From 1950 to 1952, Dr. Fisher was a fellow in experimental surgery at the University of Pennsylvania, where he worked with his mentor, I.S. Ravdin, MD, Chair of Surgery at Penn. He convinced Dr. Ravdin to offer him a research position, which he did. When his tenure at Penn ended, Dr. Fisher returned to the University of Pittsburgh School of Medicine, where he created the Laboratory of Surgical Research.

“I had only a small stipend to live on, but I was happy. It was my lab, and I was given the opportunity to do as I pleased,” he noted. “At that time, I had no interest in breast cancer.” Thus began a pivotal period in Dr. Fisher’s maturation as a surgeon-researcher.

Transformative Changes in Breast Cancer Treatment

In the spring of 1957, career-changing opportunity knocked, and once again it was presented by his mentor, Dr. Ravdin. He invited Dr. Fisher to join 22 other surgeons at a National Institutes of Health meeting to establish the National Surgical Adjuvant Breast and Bowel Project (NSABP). Early on during this seminal period with the NSABP, Dr. Fisher became fascinated by “the mystery of metastasis and the brand new concept of the clinical trial.” His life’s work began taking shape as he dove headlong into breast cancer research and clinical trial development.

In 1967, Dr. Fisher became Chairman of the NSABP, and over the succeeding decades, his groundbreaking research and clinical trial leadership would result in transformative changes in the treatment of breast cancer. Despite solid evidence that lumpectomy followed by radiation was equivalent to radical mastectomy, Dr. Fisher described the widespread resistance to his approach as “extensive and often unpleasant.” In the end, Dr. Fisher prevailed, and his work also won over the emerging women’s health movement, becoming a political as well as a medical issue.

A Fighter Until the End

After publication of his pioneering research, it was publicly revealed that an NSABP investigator had taken liberties with clinical trial data, causing an uproar that led to a challenging period in Dr. Fisher’s life and work. Once again, he’d have to fight the establishment, and once again, he ultimately won and was cleared of any charges of data misconduct.
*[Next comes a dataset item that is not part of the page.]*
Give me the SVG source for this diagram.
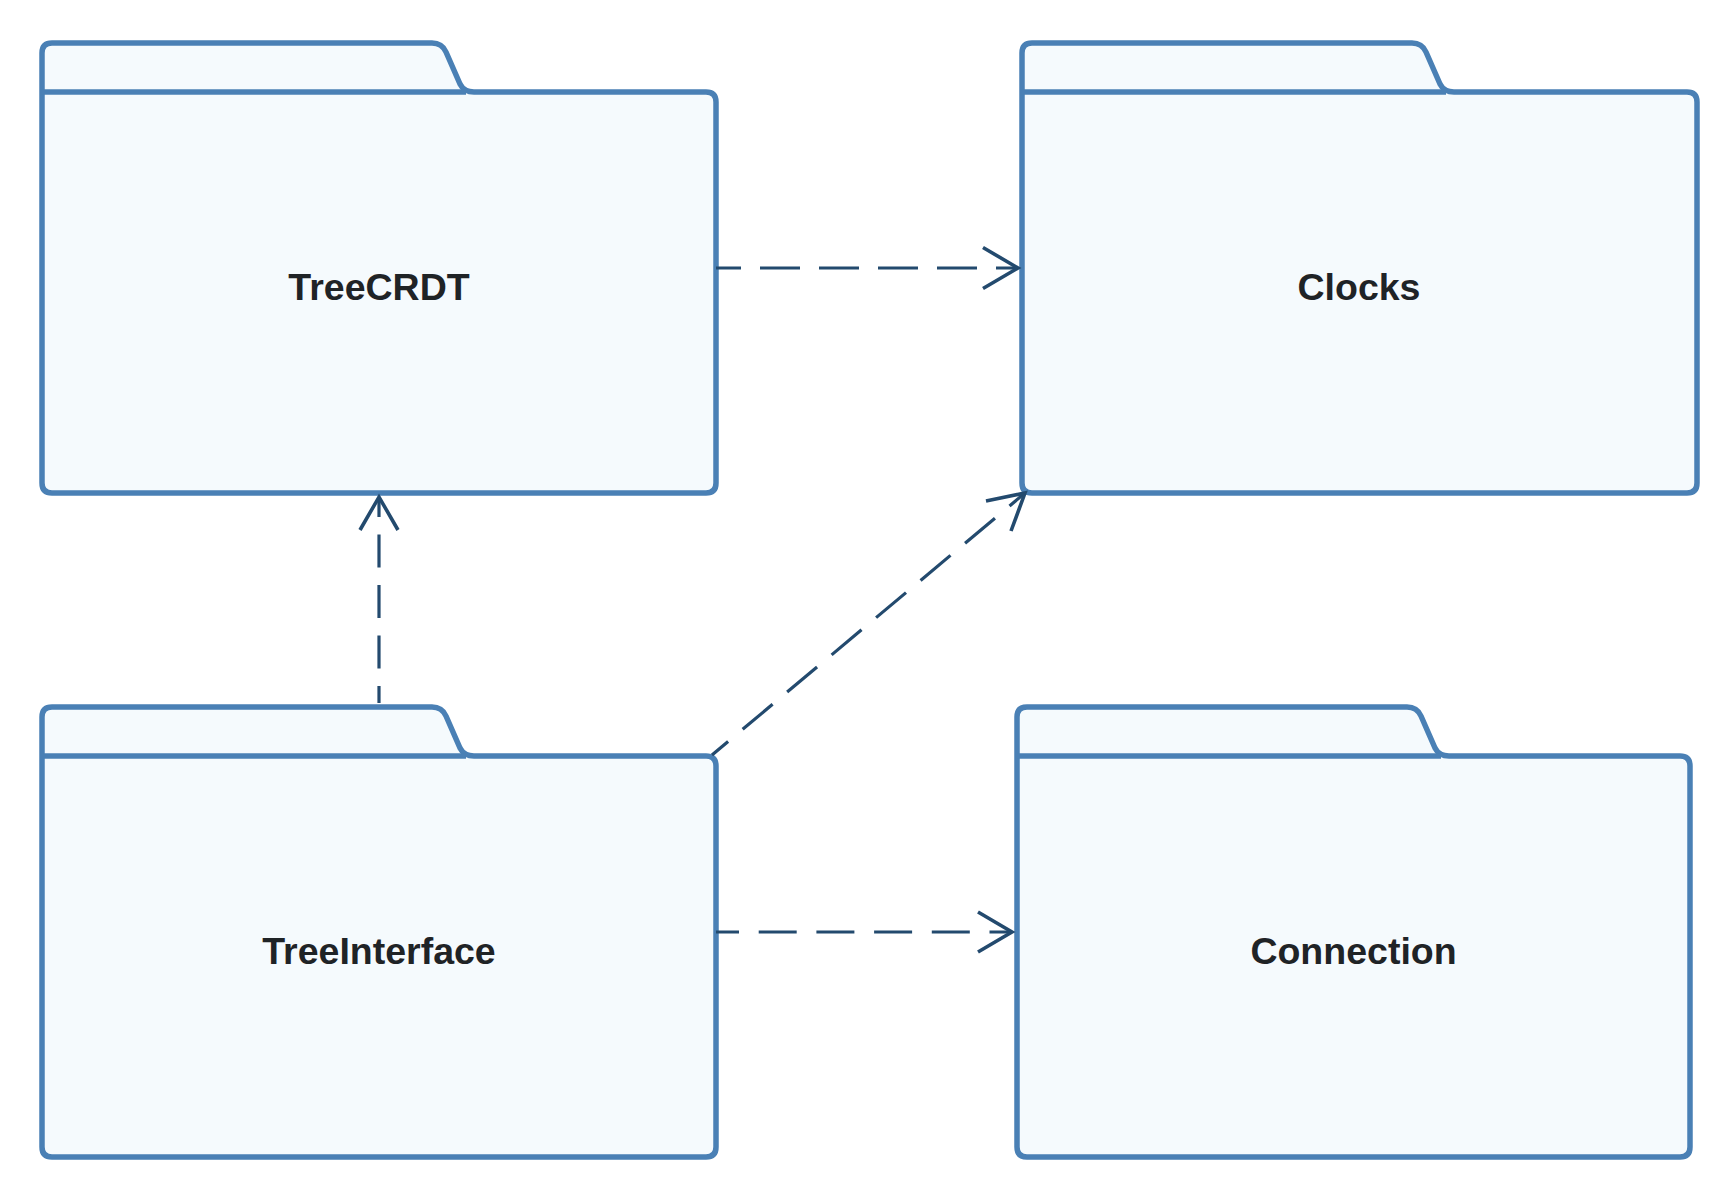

Exonerated by the federal Office of Research Integrity, he resumed his position at the NSABP until 1994. Dr. Fisher was heralded as one of the most important cancer researchers of modern times. He received far too many awards to begin listing, but it is his courageous and brilliant work that changed the course of breast cancer treatment that will be his lasting legacy.

His seminal work has saved countless patient lives and has had an immeasurable effect in allaying suffering. I have lost a mentor, colleague, and friend, and the field of oncology has lost its noblest protagonist.
— Norman Wolmark, MD, FACS

Tweet this quote

As word of Dr. Fisher’s death spread, tributes from around the world amassed. But it is fitting to share one from another great breast cancer researcher who called Dr. Fisher the single most important influence on his career: Norman Wolmark, MD, FACS, Professor of Surgery at the University of Pittsburgh School of Medicine, who succeeded Dr. Fisher as Chairman and Principal Investigator for the NSABP. Dr. Wolmark said:

All of oncology owes an enormous debt of gratitude to the contributions of Bernard Fisher. He instilled in us the passion for the randomized prospective clinical trial as a vehicle to define optimum therapy in the treatment of breast cancer and other solid tumors applying the scientific method. He delivered us from the age of tyranny, when a single individual could dictate the therapy of a particular disease based on his own biased retrospective experience. In the process, Bernard Fisher revolutionized our understanding of the biology of breast cancer. His seminal work has saved countless patient lives and has had an immeasurable effect in allaying suffering. I have lost a mentor, colleague, and friend, and the field of oncology has lost its noblest protagonist.